Republicans, who are a minority in the Legislature, had been arguing since early in the pandemic that the governor violated state law through that spending, and they urged a key legislative panel to look into the matter.

The issue took on greater significance when that committee, the Legislative Council, voted unanimously to ask attorneys to look into the spending earlier this month. The panel includes top Democrats, who took the uncommon step of questioning the legality of decisions made by an executive from their own party.

Asked about the emergency purchases, the acting secretary of the state Department of Finance and Administration said they were imperative, particularly as many of them came in the frantic early stages of an unprecedented outbreak.

“This was kind of a no-brainer,” Debbie Romero said. “We needed to get testing up, we needed to get [personal protective equipment] purchased, we needed to get food distributions out. I mean, we were closing schools and we wanted to make sure kids had meals.”

The Governor’s Office maintains it fully complied with state law, saying the state’s All Hazards Emergency Management Act allowed the governor to authorize the spending.

“Not only does the governor have the ability to do so, she has the duty to do so,” spokeswoman Nora Meyers Sackett said.

‘A line in the sand’

Shortly after the coronavirus outbreak began, Lujan Grisham issued an executive order March 27 to make available $20 million in emergency funds, and another order April 8 allocated $10 million more.

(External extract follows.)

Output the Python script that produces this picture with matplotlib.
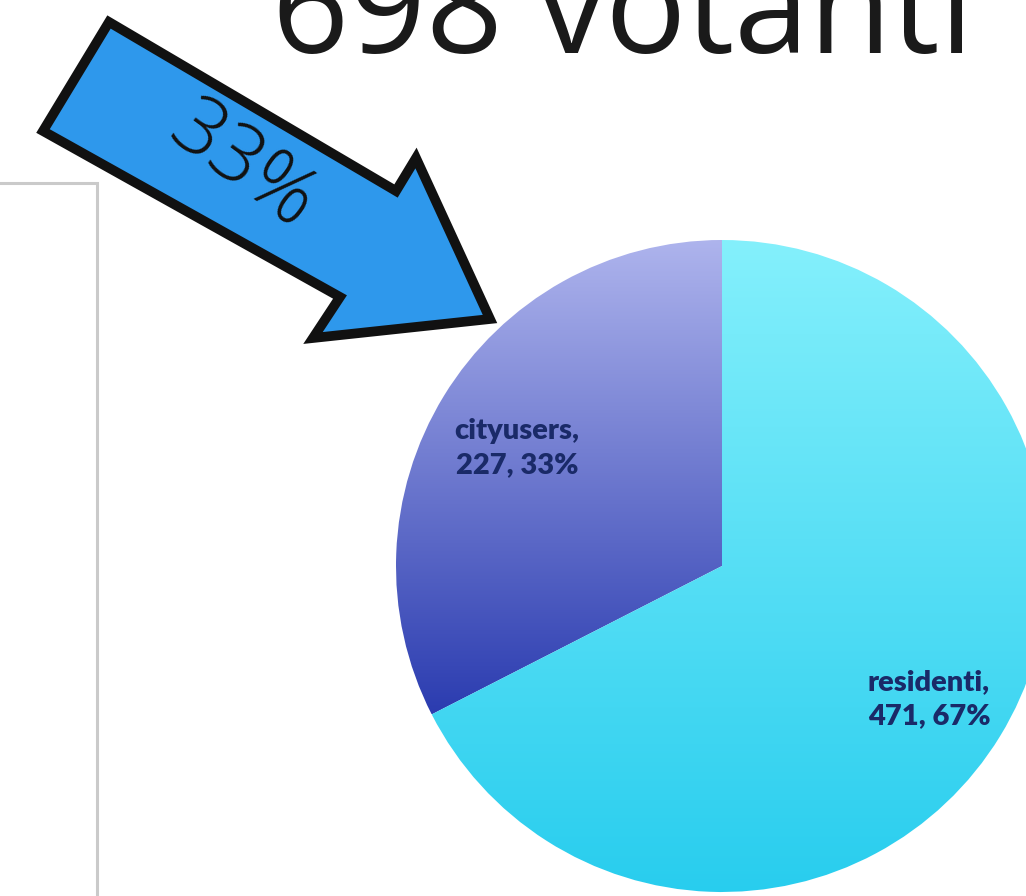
import matplotlib.pyplot as plt
import numpy as np
from matplotlib.colors import LinearSegmentedColormap
from matplotlib.patches import Polygon

# Data
labels = ["cityusers", "residenti"]
counts = [227, 471]
percents = ["33%", "67%"]
title = "698 votanti"
arrow_text = "33%"

# gradient colours (top -> bottom) for each slice
grad_colors = [("#aeb4ed", "#2b3cb0"), ("#84f0fc", "#28cdee")]

fig = plt.figure(figsize=(10.26, 8.96), dpi=100)
ax = fig.add_axes([0, 0, 1, 1])

# Pie (drawn in pixel-like coordinates, y axis pointing down)
cx, cy, r = 722, 566, 326
wedges, _ = ax.pie(counts, startangle=-90, counterclock=False,
                   center=(cx, cy), radius=r, frame=True,
                   wedgeprops=dict(linewidth=0))
ax.set_xlim(0, 1026)
ax.set_ylim(896, 0)
ax.set_aspect("equal")
ax.axis("off")

grad = np.linspace(0, 1, 256).reshape(-1, 1)
for w, (c_top, c_bot) in zip(wedges, grad_colors):
    w.set_facecolor("none")
    # gradient spans the bounding box of each slice
    verts = w.get_patch_transform().transform(w.get_path().vertices)
    y0, y1 = verts[:, 1].min(), verts[:, 1].max()
    cmap = LinearSegmentedColormap.from_list("g", [c_top, c_bot])
    im = ax.imshow(grad, cmap=cmap, aspect="auto", origin="upper",
                   extent=(cx - r, cx + r, y1, y0), zorder=1)
    im.set_clip_path(w)
ax.set_xlim(0, 1026)
ax.set_ylim(896, 0)

# Slice labels
ax.text(517, 448, f"{labels[0]},\n{counts[0]}, {percents[0]}", ha="center",
        va="center", fontsize=21, fontweight="heavy", family="Lato",
        color="#1a2a68", linespacing=1.4, zorder=3)
ax.text(929, 699, f"{labels[1]},\n{counts[1]}, {percents[1]}", ha="center",
        va="center", fontsize=21, fontweight="heavy", family="Lato",
        color="#1a2a68", linespacing=1.4, zorder=3)

# Title (cut at the top of the picture, as in the slide)
ax.text(272, 53, title, ha="left", va="baseline", fontsize=97,
        family="Open Sans", color="#1a1a1a")

# Big blue arrow
arrow_pts = [(109, 22), (43, 131), (340, 297), (313, 338),
             (490, 319), (416, 158), (396, 191)]
ax.add_patch(Polygon(arrow_pts, closed=True, facecolor="#2e98ec",
                     edgecolor="#111111", linewidth=7, joinstyle="miter",
                     zorder=4))
ax.text(242, 167, arrow_text, ha="center", va="center", rotation=-36,
        rotation_mode="anchor", fontsize=59, fontweight="light",
        family="Open Sans", color="#111111", zorder=5)

# Frame of the neighbouring box on the left
ax.plot([0, 97, 97], [183, 183, 896], color="#cacaca", linewidth=2.2,
        solid_joinstyle="miter")

fig.savefig("out.png", dpi=100)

In those first couple of months of the pandemic, the state’s finance department — in conjunction with health, homeland security and other agencies navigating the outbreak — approved numerous emergency purchases amounting to millions of dollars each to buy personal protective equipment and other coronavirus-related goods and services.

A May purchase order, for instance, shows the state government spent $2.9 million to give Cochiti Pueblo broadband connectivity so residents and K-12 students could use the internet without having to go to the library and violate social-distancing measures.

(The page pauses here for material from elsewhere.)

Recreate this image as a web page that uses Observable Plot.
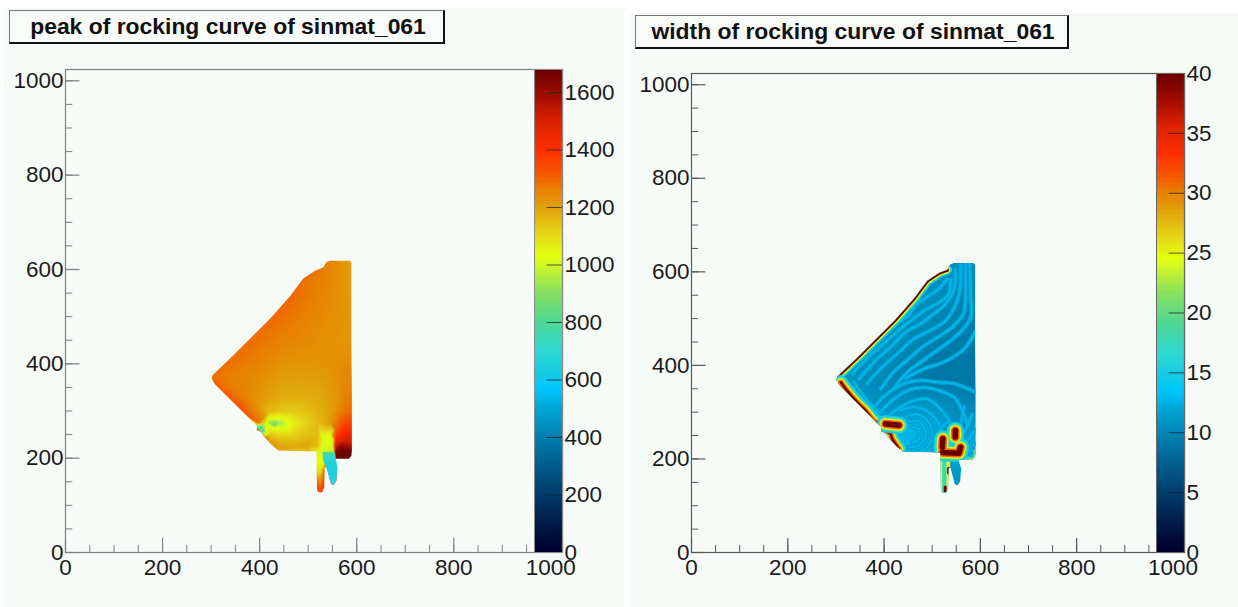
<!DOCTYPE html>
<html>
<head>
<meta charset="utf-8">
<script src="https://cdn.jsdelivr.net/npm/d3@7"></script>
<script src="https://cdn.jsdelivr.net/npm/@observablehq/plot@0.6"></script>
<style>
html,body{margin:0;padding:0;background:#fff;width:1238px;height:607px;overflow:hidden}
body{position:relative;font-family:"Liberation Sans",Arial,sans-serif}
.bg{position:absolute;background:#f6fbf8}
.layer{position:absolute;top:0}
.layer svg{display:block;background:transparent;overflow:visible;max-width:none !important}
.title{position:absolute;box-sizing:border-box;background:#f8fbf8;border:1px solid #777;border-right:2px solid #111;border-bottom:2px solid #111;
 font-weight:bold;font-size:22.9px;color:#111;text-align:center;line-height:31px;white-space:nowrap;padding-left:3px}
</style>
</head>
<body>
<script>
const peakTitle = "peak of rocking curve of sinmat_061";
const widthTitle = "width of rocking curve of sinmat_061";
const xMajor = [0,200,400,600,800,1000];
const xMinor = d3.range(0,1001,50);
const peakTicks = [0,200,400,600,800,1000,1200,1400,1600];
const widthTicks = [0,5,10,15,20,25,30,35,40];

// shared palette, as fractions of the colour bar
const paletteStops = [0,.06,.12,.18,.24,.30,.34,.36,.42,.48,.54,.60,.615,.655,.715,.75,.78,.83,.895,.95,1];
const paletteColors = ["#00002e","#001a48","#003c6c","#005c8c","#0080b0","#00a8d8","#00c8ff","#10c8e8","#30d8d0","#50d890","#88e060","#d8f820","#e0ff10","#e6d818","#e0a008","#e88000","#f45c00","#ff3000","#d82000","#9a0a00","#6b0000"];

// sample outline of the illuminated region (data units)
const outline = [[589,615],[585,619],[545,619],[537,615],[531,604],[515,598],[490,581],[476,562],[464,545],[422,496],[346,418],[303,376],[301,370],[307,358],[387,276],[395,268],[394,259],[402,256],[412,242],[425,228],[439,216],[517,214],[518,138],[519,130],[524,127],[529,128],[533,138],[534,181],[538,181],[547,146],[552,143],[558,152],[560,180],[554,199],[584,199],[589,205],[590,216],[590,329],[589,449]];
const tail2Outline = [[529,214],[555,214],[560,180],[558,152],[552,143],[547,146],[538,178],[531,195]];
const upperEdge = outline.slice(4,12);
const lowerEdge = outline.slice(11,20);
const cornerEdge = outline.slice(33,37);

// peak: grid of values
const peakCols = [295,320,345,370,395,420,445,470,495,520,545,570,595];
const peakYs = [625,600,575,550,525,500,475,450,425,400,375,350,325,300,275,250,225];
const n = null;
const peakRows = [
[n,n,n,n,n,n,n,n,n,1270,1250,1220,1185],
[n,n,n,n,n,n,n,n,n,1270,1250,1225,1190],
[n,n,n,n,n,n,n,n,1275,1262,1248,1222,1195],
[n,n,n,n,n,n,n,1295,1272,1255,1243,1225,1195],
[n,n,n,n,n,n,1295,1280,1262,1250,1238,1225,1200],
[n,n,n,n,n,1300,1285,1270,1258,1248,1235,1225,1205],
[n,n,n,n,1295,1282,1270,1260,1250,1240,1232,1222,1210],
[n,n,n,1290,1280,1268,1258,1250,1243,1235,1228,1222,1215],
[n,n,1290,1278,1265,1255,1243,1236,1232,1228,1226,1226,1226],
[n,1285,1275,1265,1255,1240,1228,1222,1220,1222,1228,1238,1240],
[1285,1270,1260,1252,1240,1225,1212,1205,1205,1208,1215,1240,1255],
[n,1285,1265,1252,1235,1212,1195,1190,1190,1195,1208,1245,1265],
[n,n,1295,1262,1225,1195,1172,1168,1172,1180,1200,1250,1280],
[n,n,n,1310,1240,1160,1130,1130,1145,1168,1200,1265,1300],
[n,n,n,n,1300,930,950,1060,1110,1155,1210,1330,1360],
[n,n,n,n,n,1130,1100,1110,1140,1150,1040,1430,1470],
[n,n,n,n,n,n,1190,1180,1190,1150,1010,1620,1640]
];
// peak: finer readings near the edges, the blob, the tails and the hot corner
const peakFine = [
[464,548,1312],[490,583,1305],[360,310,1330],[330,335,1330],[375,290,1320],[316,350,1320],
[430,272,850],[415,272,1000],[400,262,620],[405,270,900],[397,275,1280],[455,272,1000],[430,285,1040],[430,260,1060],
[412,242,1280],[425,228,1220],[439,216,1200],
[525,212,1020],[520,190,1040],[532,190,1040],[525,170,1090],[525,155,1200],[525,145,1280],[525,130,1340],
[530,245,1030],[545,245,1040],[530,225,1010],[550,225,1000],[551,212,960],[551,240,1050],[551,260,1130],
[556,212,1640],[556,225,1520],[556,240,1400],[557,260,1300],[556,203,1680],[575,203,1680],[590,203,1680],[575,215,1680],[590,215,1660],[575,235,1520],[590,235,1500],
[565,290,1280],[580,280,1340]
];
const peakTail2 = [[529,214,850],[555,214,850],[530,205,720],[556,205,720],[533,190,660],[560,190,660],[538,170,650],[560,170,650],[547,148,680],[558,148,680],[552,143,680]];

// width: smooth background level
const widthCols = [300,350,400,450,500,550,600];
const widthYs = [620,570,520,470,420,370,320,270,220,170,120];
const widthRows = [
[11,11,11,11,10.5,10.5,10],
[11,11,11,11,10.5,10,10],
[11,11,11,10.8,10.2,9.8,9.8],
[11,11,10.8,10.3,9.8,9.5,9.5],
[11,10.8,10.4,9.8,9.2,9,9],
[11,10.5,10,9.4,9,9,9],
[11,11,10.5,10.5,10.5,10,10],
[12,12,12,12.5,12,10.5,11.5],
[12,12,12,13,12,12,12],
[11,11,11,11,11,11,11],
[11,11,11,11,11,11,11]
];
// width: light fringes
const fringes = [
[[531,585],[514,564],[483,542],[465,528],[451,507],[427,489],[393,460],[358,428],[323,393]],
[[538,585],[535,553],[510,532],[483,517],[462,500],[438,482],[403,450],[368,418],[334,382]],
[[548,606],[546,564],[531,535],[503,510],[476,489],[445,471],[413,439],[379,407],[348,371]],
[[559,614],[557,557],[548,528],[528,496],[496,475],[462,457],[427,425],[393,393],[365,361]],
[[569,617],[569,549],[566,514],[545,485],[517,464],[483,442],[451,414],[420,386],[393,350]],
[[578,617],[580,549],[580,503],[562,475],[538,453],[510,432],[476,407],[445,382],[420,350]],
[[589,471],[566,435],[524,407],[483,393],[445,372]],
[[379,311],[406,339],[441,361],[476,368],[510,364],[545,361],[589,343]],
[[389,296],[417,325],[448,346],[483,353],[514,346],[545,332],[562,304],[573,275]],
[[410,293],[434,311],[462,325],[490,328],[510,314],[531,289],[541,268]],
[[434,304],[462,311],[486,304],[507,286],[521,261],[531,239]],
[[445,289],[469,296],[490,282],[500,257],[493,229],[469,214],[441,218]],
[[451,279],[469,282],[483,268],[486,247],[472,229],[451,225]],
[[458,268],[472,264],[472,243],[458,236]],
[[548,247],[559,275],[566,311]],
[[555,239],[569,261],[583,296]],
[[562,232],[573,239],[589,261]],
[[566,218],[589,232]],
[[569,200],[589,211]],
[[320,361],[351,311],[382,282]],
[[337,364],[365,325],[393,296]],
[[503,218],[507,246],[521,268],[535,282]]
];
// width: saturated streaks
const thinStreaks = [
[[310,364],[320,350],[344,321],[361,304],[382,279],[396,275]],
[[396,264],[413,254],[417,243],[431,222]]
];
const thickStreaks = [
[[403,275],[431,272]],
[[521,214],[555,212]],
[[559,225],[556,214]],
[[522,243],[521,225]],
[[548,261],[548,247]]
];
const tail1Center = [[525,212],[525,130]];
const tail1Sides = [[[518,212],[518,130]],[[533,212],[533,130]]];
const tail1Hot = [[[534,180],[534,170]],[[527,140],[527,132]]];

const peakMax = 1680, widthMax = 40;
const fontFamily = '"Liberation Sans", Arial, sans-serif';
const labelSize = 22.5;

function colorScale(max){
  return {type:"linear", domain:paletteStops.map(f=>f*max), range:paletteColors, clamp:true};
}
let clipId = 0;
function clipTo(poly){
  return (index, scales, values, dims, ctx, next) => {
    const g = next(index, scales, values, dims, ctx);
    const id = "clip" + (++clipId);
    const cp = document.createElementNS("http://www.w3.org/2000/svg","clipPath");
    cp.setAttribute("id", id);
    const p = document.createElementNS("http://www.w3.org/2000/svg","polygon");
    p.setAttribute("points", poly.map(([x,y]) => [scales.x(x), scales.y(y)].join(",")).join(" "));
    cp.appendChild(p);
    g.appendChild(cp);
    g.setAttribute("clip-path", `url(#${id})`);
    return g;
  };
}
function gridSamples(cols, ys, rows){
  return rows.flatMap((row,j) => row.map((v,i) => ({x:cols[i], y:ys[j], v})).filter(d => d.v !== null));
}
function triples(list){ return list.map(([x,y,v]) => ({x,y,v})); }
function paths(lines, v){ return lines.flatMap((pts,i) => pts.map(([x,y]) => ({id:i,x,y,v}))); }
function field(samples, poly){
  return Plot.raster(samples, {x:"x", y:"y", fill:"v", interpolate:"barycentric", render:clipTo(poly)});
}
function stroked(lines, v, w, curve="catmull-rom", poly=outline){
  return Plot.line(paths(lines,v), {x:"x", y:"y", z:"id", stroke:"v", strokeWidth:w, curve, strokeLinejoin:"round", strokeLinecap:"round", render:clipTo(poly)});
}
function glow(lines, w){
  return [[14.5,w+12],[18,w+9],[25,w+6],[31,w+3],[40,w]].map(([v,sw]) => stroked(lines, v, sw));
}
function axesMarks(tickColor){
  return [
    Plot.ruleX(xMinor, {x:d=>d, y1:0, y2:15, stroke:tickColor, strokeWidth:1}),
    Plot.ruleX(xMajor, {x:d=>d, y1:0, y2:30, stroke:tickColor, strokeWidth:1.2}),
    Plot.ruleY(xMinor, {y:d=>d, x1:0, x2:15, stroke:tickColor, strokeWidth:1}),
    Plot.ruleY(xMajor, {y:d=>d, x1:0, x2:30, stroke:tickColor, strokeWidth:1.2}),
    Plot.axisX({ticks:xMajor, tickFormat:"d", tickSize:0, tickPadding:7, fontSize:labelSize, fill:"#1a1a1a", label:null}),
    Plot.axisY({ticks:xMajor, tickFormat:"d", tickSize:0, tickPadding:2, fontSize:labelSize, fill:"#1a1a1a", label:null}),
    Plot.frame({stroke:tickColor, strokeWidth:1.2})
  ];
}
function panel({left, width, top, frameLeft, frameRight, max, marks, tickColor}){
  const div = document.createElement("div");
  div.className = "layer"; div.style.left = left + "px"; div.style.width = width + "px";
  div.appendChild(Plot.plot({
    width, height:607, marginTop:top, marginBottom:55, marginLeft:frameLeft-left, marginRight:left+width-frameRight,
    style:{fontFamily, background:"transparent"},
    x:{domain:[0,1024], axis:null}, y:{domain:[0,1024], axis:null},
    color:colorScale(max),
    marks:[...marks, ...axesMarks(tickColor)]
  }));
  document.body.appendChild(div);
}
function colorBar({left, x1, x2, top, max, ticks, tickColor}){
  const count = 150;
  const levels = d3.range(count).map(i => ({y1:i*max/count, y2:(i+1)*max/count, v:(i+.5)*max/count}));
  const div = document.createElement("div");
  const width = x2-left+54;
  div.className = "layer"; div.style.left = left + "px"; div.style.width = width + "px";
  div.appendChild(Plot.plot({
    width, height:607, marginTop:top, marginBottom:55, marginLeft:x1-left, marginRight:54,
    style:{fontFamily, background:"transparent"},
    x:{domain:[0,1], axis:null}, y:{domain:[0,max], axis:null},
    color:colorScale(max),
    marks:[
      Plot.rect(levels, {x1:0, x2:1, y1:"y1", y2:"y2", fill:"v", shapeRendering:"crispEdges"}),
      Plot.ruleY(ticks, {y:d=>d, x1:.45, x2:1, stroke:"#222", strokeOpacity:.75, strokeWidth:1}),
      Plot.ruleX([1], {stroke:tickColor, strokeWidth:1.2}),
      Plot.ruleX([0], {stroke:tickColor, strokeWidth:1}),
      Plot.ruleY([0,max], {stroke:tickColor, strokeWidth:1}),
      Plot.axisY({anchor:"right", ticks, tickFormat:"d", tickSize:0, tickPadding:2, fontSize:labelSize, fill:"#1a1a1a", label:null})
    ]
  }));
  document.body.appendChild(div);
}
function box(cls, l, t, w, h){
  const d = document.createElement("div");
  d.className = cls; Object.assign(d.style, {left:l+"px", top:t+"px", width:w+"px", height:h+"px"});
  document.body.appendChild(d); return d;
}

box("bg", 4, 8, 620, 599);
box("bg", 630, 13, 608, 594);

// left
panel({left:0, width:624, top:69, frameLeft:65, frameRight:562, max:peakMax, tickColor:"#808080", marks:[
  field([...gridSamples(peakCols,peakYs,peakRows), ...triples(peakFine)], outline),
  field(triples(peakTail2), tail2Outline)
]});
colorBar({left:480, x1:534, x2:562, top:69, max:peakMax, ticks:peakTicks, tickColor:"#8a8a8a"});
box("title", 9, 10, 436, 34).textContent = peakTitle;

// right
panel({left:630, width:608, top:73, frameLeft:691, frameRight:1184, max:widthMax, tickColor:"#5a5a5a", marks:[
  field(gridSamples(widthCols,widthYs,widthRows), outline),
  stroked(fringes, 11.4, 4.4),
  stroked(fringes, 12.7, 2.2),
  stroked([lowerEdge], 15, 14, "linear"),
  stroked([lowerEdge], 21, 10, "linear"),
  stroked([upperEdge], 15, 10, "linear"),
  stroked([upperEdge], 24, 6.5, "linear"),
  stroked([upperEdge], 40, 3.6, "linear"),
  stroked([cornerEdge], 20, 4, "linear"),
  stroked(tail1Sides, 25, 4, "linear"),
  stroked([tail1Center], 17, 4, "linear"),
  ...glow(thinStreaks, 2.2),
  ...glow(thickStreaks, 5.5),
  stroked(tail1Hot, 40, 3, "linear")
]});
colorBar({left:1100, x1:1156, x2:1184, top:73, max:widthMax, ticks:widthTicks, tickColor:"#666"});
box("title", 635, 15, 434, 34).textContent = widthTitle;
</script>
</body>
</html>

Another set of orders, authorized in April and May, allocated $2.46 million to buy respirators and gloves.

Almost immediately, Republican legislators began crying foul, saying state law limits governors to emergency appropriations of only $750,000 each and arguing the governor should have obtained approval from the Legislature first.

“She was out of line when she did that,” House Minority Leader Jim Townsend said Friday. “I think she knew she was out of line, and she did it anyway.”

Some fiscally conservative Democrats soon joined the chorus.

Legislators “have to draw a line in the sand if they’re going to protect their appropriation authority and say, ‘Hey you’ve overstepped, governor, when you’ve done this,’ ” said Smith, D-Deming.

Last week, Senate President Pro Tem Mary Kay Papen and House Speaker Brian Egolf sent a letter to the governor on behalf of the Legislative Council asking her to justify the spending so legislators “may further analyze the separation of powers concerns that have been raised.”

Some in the legislative branch also have taken issue with a policy exemption approved in March by the state’s finance department that allowed agencies to pay for emergency goods and services before they received them.